A hardware root of trust provides a secure location to store and manage security assets like keys and certificates
(Rambus)

In an interview with Fierce Electronics, Jim Yastic, director of technical marketing at Macronix, said automotive security is having to evolve along with the vehicle thanks to autonomy and electrification, which has led to increased electronics content in the car while opening opportunities for semiconductor and networking companies to reimagine their architectures and offer new products. By leveraging technologies that exist in other markets and redesigning them so fewer parts are required, he said, they’re creating a domain architecture that acts as “sensor fusion,” which aggregates a great deal of data traffic.

(The recent IDTechEx research report also noted not only will autonomous vehicles increase the number of sensors in vehicles, but that autonomy is driving up the need for higher-performing sensors, including lidar, with more expensive and more advanced semiconductor technologies.)

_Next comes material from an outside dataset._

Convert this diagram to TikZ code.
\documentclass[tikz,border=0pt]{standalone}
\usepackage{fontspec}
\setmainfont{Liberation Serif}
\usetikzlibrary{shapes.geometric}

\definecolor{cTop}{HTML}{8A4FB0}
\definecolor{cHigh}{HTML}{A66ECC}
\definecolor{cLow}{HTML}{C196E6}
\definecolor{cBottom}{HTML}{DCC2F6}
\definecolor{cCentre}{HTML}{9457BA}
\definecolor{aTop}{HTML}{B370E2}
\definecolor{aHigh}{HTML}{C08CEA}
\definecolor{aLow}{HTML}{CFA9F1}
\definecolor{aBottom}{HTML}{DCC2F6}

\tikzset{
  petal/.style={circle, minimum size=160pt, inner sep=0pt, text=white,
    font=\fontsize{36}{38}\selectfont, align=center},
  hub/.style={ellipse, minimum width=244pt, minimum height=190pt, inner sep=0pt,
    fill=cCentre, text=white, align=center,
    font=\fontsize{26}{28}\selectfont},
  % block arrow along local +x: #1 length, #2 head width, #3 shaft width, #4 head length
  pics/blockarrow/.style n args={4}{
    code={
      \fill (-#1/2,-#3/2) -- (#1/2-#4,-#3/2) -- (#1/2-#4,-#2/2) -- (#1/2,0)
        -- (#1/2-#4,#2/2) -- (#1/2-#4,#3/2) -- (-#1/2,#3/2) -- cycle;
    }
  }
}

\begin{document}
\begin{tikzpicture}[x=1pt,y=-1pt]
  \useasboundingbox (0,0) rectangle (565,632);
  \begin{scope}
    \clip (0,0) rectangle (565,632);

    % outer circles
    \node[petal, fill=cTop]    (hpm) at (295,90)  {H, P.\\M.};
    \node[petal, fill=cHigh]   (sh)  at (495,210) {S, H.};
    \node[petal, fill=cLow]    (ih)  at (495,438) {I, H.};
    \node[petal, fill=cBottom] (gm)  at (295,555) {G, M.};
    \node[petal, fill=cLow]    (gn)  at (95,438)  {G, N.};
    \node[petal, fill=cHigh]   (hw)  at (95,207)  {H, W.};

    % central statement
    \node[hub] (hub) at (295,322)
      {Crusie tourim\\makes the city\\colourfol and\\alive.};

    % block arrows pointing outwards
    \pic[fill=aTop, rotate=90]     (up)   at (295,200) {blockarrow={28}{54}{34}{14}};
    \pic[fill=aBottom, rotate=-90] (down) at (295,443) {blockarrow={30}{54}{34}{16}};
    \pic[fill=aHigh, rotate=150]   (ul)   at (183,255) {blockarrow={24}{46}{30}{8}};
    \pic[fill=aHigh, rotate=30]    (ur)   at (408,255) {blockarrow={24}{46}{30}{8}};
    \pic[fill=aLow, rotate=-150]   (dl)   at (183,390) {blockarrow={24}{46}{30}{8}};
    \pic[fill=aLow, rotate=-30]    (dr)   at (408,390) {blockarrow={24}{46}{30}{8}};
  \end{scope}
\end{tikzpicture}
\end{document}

Regardless of the analogy you apply to modern vehicles – they’re a smartphone, server, or data center on wheels – automotive OEMs are being mandated to secure data when it’s in transit or at rest through the adoption of standards. “The market is simply reacting to that,” Yastic said. “These central computers require the storage of a lot of keys and credentials.” As a memory maker with a long history in automotive, Macronix must comply with new standards that require it to do authentication on the fly, which makes its architecture more complex even as it becomes safer, he said, while not slowing down boot up so the car starts right away.

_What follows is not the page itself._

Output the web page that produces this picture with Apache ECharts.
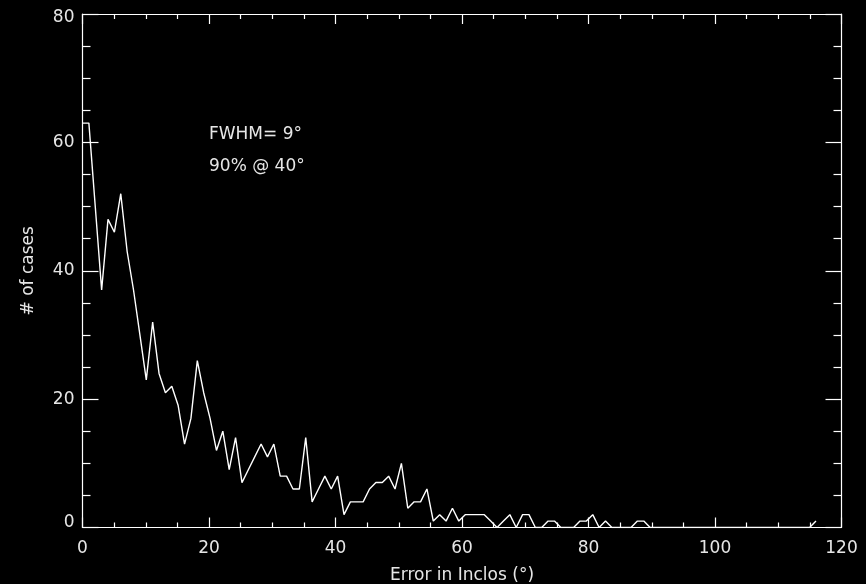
<!DOCTYPE html>
<html>
<head>
<meta charset="utf-8">
<script src="https://cdn.jsdelivr.net/npm/echarts@6/dist/echarts.min.js"></script>
<style>
  html, body { margin: 0; padding: 0; background: #000; }
  #chart { width: 866px; height: 584px; }
</style>
</head>
<body>
<div id="chart"></div>
<script>
// Histogram of inclination errors: number of cases per error bin (degrees)
const binWidth = 120 / 119;
const caseCounts = [
  63, 63, 50, 37, 48, 46, 52, 43, 37, 30,
  23, 32, 24, 21, 22, 19, 13, 17, 26, 21,
  17, 12, 15, 9, 14, 7, 9, 11, 13, 11,
  13, 8, 8, 6, 6, 14, 4, 6, 8, 6,
  8, 2, 4, 4, 4, 6, 7, 7, 8, 6,
  10, 3, 4, 4, 6, 1, 2, 1, 3, 1,
  2, 2, 2, 2, 1, 0, 1, 2, 0, 2,
  2, 0, 0, 1, 1, 0, 0, 0, 1, 1,
  2, 0, 1, 0, 0, 0, 0, 1, 1, 0,
  0, 0, 0, 0, 0, 0, 0, 0, 0, 0,
  0, 0, 0, 0, 0, 0, 0, 0, 0, 0,
  0, 0, 0, 0, 0, 1
];
const xTicks = [0, 20, 40, 60, 80, 100, 120];
const yTicks = [0, 20, 40, 60, 80];
const annotations = ['FWHM= 9°', '90% @ 40°'];

const fg = '#ffffff';
const textColor = '#e6e6e6';
const font = 'DejaVu Sans';

const points = caseCounts.map((v, i) => [i * binWidth, v]);

function axisBase(showLabels, tickLen, minorLen, ticks) {
  return {
    type: 'value',
    min: ticks[0],
    max: ticks[ticks.length - 1],
    interval: ticks[1] - ticks[0],
    axisLine: { show: true, onZero: false, lineStyle: { color: fg, width: 1.2 } },
    axisTick: { show: true, inside: true, length: tickLen, lineStyle: { color: fg, width: 1.2 } },
    minorTick: { show: true, splitNumber: 4, length: minorLen, lineStyle: { color: fg, width: 1.2 } },
    splitLine: { show: false },
    minorSplitLine: { show: false },
    axisLabel: { show: showLabels, color: textColor, fontSize: 17, fontFamily: font }
  };
}

const xBottom = Object.assign(axisBase(true, 10, 5, xTicks), {
  position: 'bottom',
  name: 'Error in Inclos (°)',
  nameLocation: 'middle',
  nameGap: 40,
  nameTextStyle: { color: textColor, fontSize: 17, fontFamily: font }
});
xBottom.axisLabel.margin = 13;
const xTop = Object.assign(axisBase(false, 10, 5, xTicks), { position: 'top' });

const yLeft = Object.assign(axisBase(true, 16, 8, yTicks), {
  position: 'left',
  name: '# of cases',
  nameLocation: 'middle',
  nameGap: 45,
  nameRotate: 90,
  nameTextStyle: { color: textColor, fontSize: 17, fontFamily: font }
});
// end labels sit slightly inside the frame
yLeft.axisLabel.margin = 8;
yLeft.axisLabel.formatter = function (v) {
  if (v === yTicks[0]) return '{lo|' + v + '}';
  if (v === yTicks[yTicks.length - 1]) return '{hi|' + v + '}';
  return String(v);
};
yLeft.axisLabel.rich = {
  lo: { color: textColor, fontSize: 17, fontFamily: font, padding: [0, 0, 9, 0] },
  hi: { color: textColor, fontSize: 17, fontFamily: font, padding: [7, 0, 0, 0] }
};
const yRight = Object.assign(axisBase(false, 16, 8, yTicks), { position: 'right' });

const chart = echarts.init(document.getElementById('chart'));
chart.setOption({
  backgroundColor: '#000',
  animation: false,
  grid: {
    left: 82.5, right: 24.5, top: 14, bottom: 56.5,
    containLabel: false,
    outerBoundsMode: 'none'
  },
  xAxis: [xBottom, xTop],
  yAxis: [yLeft, yRight],
  series: [{
    type: 'line',
    xAxisIndex: 0,
    yAxisIndex: 0,
    data: points,
    symbol: 'none',
    clip: true,
    lineStyle: { color: fg, width: 1.4 }
  }],
  graphic: annotations.map((t, k) => ({
    type: 'text',
    left: 209,
    top: 126 + k * 32.5,
    style: { text: t, fill: textColor, fontSize: 17, fontFamily: font }
  }))
});
</script>
</body>
</html>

The threat to automotive security isn’t just that data might get breached or that nefarious parties might get control of the vehicle and compromise safety, but the intellectual property within the vehicle that enables autonomy and other advanced features is valuable and must guarded against theft, Yastic said. Autonomous vehicles rely a great deal on machine learning models, for example, and they need to be protected from corporate espionage. “The model that they have is the thing they're trying to protect,” he said. “If someone stole the model, they can learn a lot from it.”

As automotive architectures become more complex as they consolidate, there’s fewer attack surfaces (and the benefit of lower power consumption). Yastic said consolidation of compute platforms also makes OTA updates easier, while also providing potentials paths to compromise the vehicle, making the car itself an access point to other systems for threat actors so they can access other servers, he said.

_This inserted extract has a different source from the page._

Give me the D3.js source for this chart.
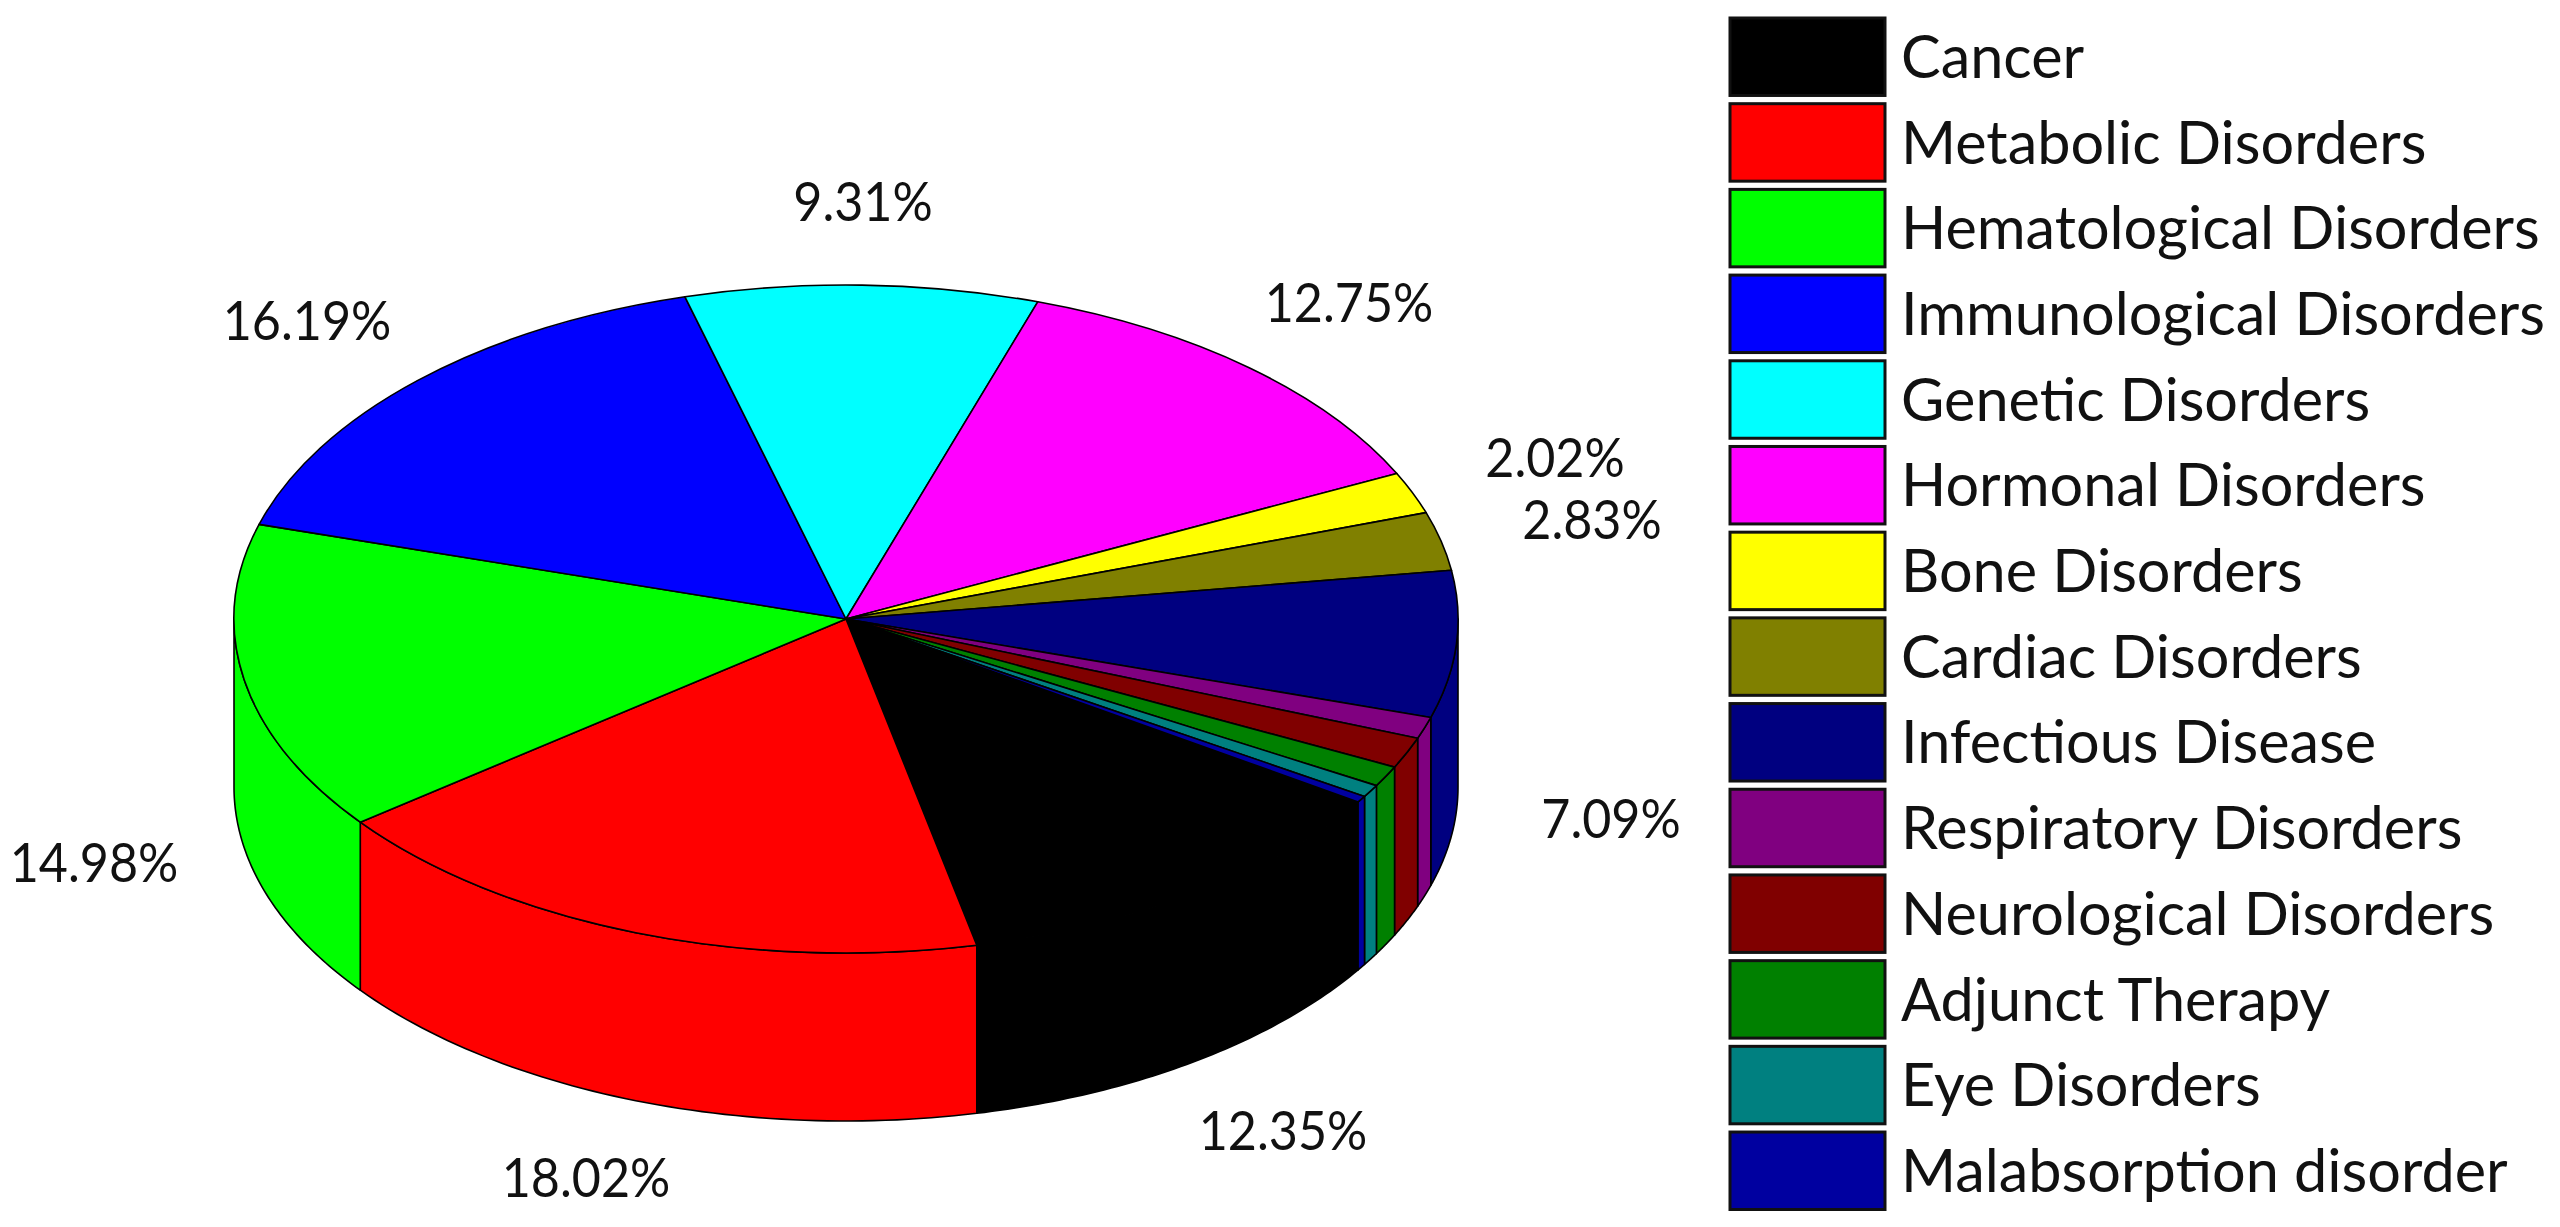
<!DOCTYPE html>
<html><head><meta charset="utf-8">
<script src="https://cdn.jsdelivr.net/npm/d3@7"></script>
<style>html,body{margin:0;padding:0;background:#fff;overflow:hidden}svg{display:block;filter:blur(0.7px)}text{font-family:Lato,"Noto Sans",sans-serif;fill:#111}</style>
</head><body><svg id="c" width="2560" height="1227"></svg>
<script>
const categories=["Cancer","Metabolic Disorders","Hematological Disorders","Immunological Disorders","Genetic Disorders","Hormonal Disorders","Bone Disorders","Cardiac Disorders","Infectious Disease","Respiratory Disorders","Neurological Disorders","Adjunct Therapy","Eye Disorders","Malabsorption disorder"];
const values=[12.35,18.02,14.98,16.19,9.31,12.75,2.02,2.83,7.09,1.05,1.5,1.0,0.6,0.31];
const colors=["#000000","#ff0000","#00ff00","#0000ff","#00ffff","#ff00ff","#ffff00","#808000","#000080","#800080","#800000","#008000","#008080","#0000a0"];
const labelTexts=["12.35%","18.02%","14.98%","16.19%","9.31%","12.75%","2.02%","2.83%","7.09%"];
const labelAnchors=[[1283,1136],[586,1183],[94,868],[307,326],[863,207],[1349,308],[1555,463],[1592,525],[1611,824]];

const cx=846,cy=619,rx=612,ry=334,depth=168;
const svg=d3.select("#c");
const rad=Math.PI/180;
const pie=d3.pie().sort(null).value(d=>d).startAngle(123.2*rad).endAngle(483.2*rad);
const arcs=pie(values);
const px=t=>cx+rx*Math.cos(t), py=t=>cy+ry*Math.sin(t);

// front wall: visible from screen angle 0 to PI
const wall=svg.append("g");
arcs.forEach((a,i)=>{
  const s0=a.startAngle-Math.PI/2, s1=a.endAngle-Math.PI/2;
  [0,2*Math.PI].forEach(k=>{
    const lo=Math.max(s0-k,0), hi=Math.min(s1-k,Math.PI);
    if(hi<=lo) return;
    const ts=d3.range(0,61).map(j=>lo+(hi-lo)*j/60);
    const top=ts.map(t=>[px(t),py(t)]), bot=ts.slice().reverse().map(t=>[px(t),py(t)+depth]);
    wall.append("path").attr("d",d3.line()(top.concat(bot))+"Z")
      .attr("fill",colors[i]).attr("stroke","#000").attr("stroke-width",1.6).attr("stroke-linejoin","round");
  });
});

// top face
const arc=d3.arc().innerRadius(0).outerRadius(rx);
svg.append("g").attr("transform",`translate(${cx},${cy}) scale(1,${ry/rx})`)
  .selectAll("path").data(arcs).join("path")
  .attr("d",arc).attr("fill",(d,i)=>colors[i]).attr("stroke","#000")
  .attr("stroke-width",1.6).attr("vector-effect","non-scaling-stroke").attr("stroke-linejoin","round");

// value labels
svg.append("g").selectAll("text").data(labelTexts).join("text")
  .attr("text-anchor","middle").attr("dominant-baseline","middle")
  .attr("font-size",54)
  .attr("transform",(d,i)=>`translate(${labelAnchors[i][0]},${labelAnchors[i][1]}) scale(0.93,1)`)
  .text(d=>d);

// legend
const y=d3.scaleBand().domain(categories).range([18,1209.5]).paddingInner(0.096).paddingOuter(0);
const lg=svg.append("g");
lg.selectAll("rect").data(categories).join("rect")
  .attr("x",1730).attr("y",d=>y(d)).attr("width",155).attr("height",y.bandwidth())
  .attr("fill",(d,i)=>colors[i]).attr("stroke","#111").attr("stroke-width",3);
lg.selectAll("text").data(categories).join("text")
  .attr("dominant-baseline","middle").attr("font-size",60)
  .attr("transform",d=>`translate(1901,${y(d)+y.bandwidth()/2+6}) scale(0.99,1)`)
  .text(d=>d);
</script></body></html>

In a smart city, the connected vehicle is another IoT device, which has led to the emergence of the “internet of vehicles,” Yastic said. The car is no longer the target of the attack, but the mechanisms it uses to enable convenient functions such infotainment, software updates and even automatic toll payments are also a means to gain access to other systems via the vehicle. “Interconnectivity is a great thing but an excellent way to enter into a system if it's not properly protected," he said.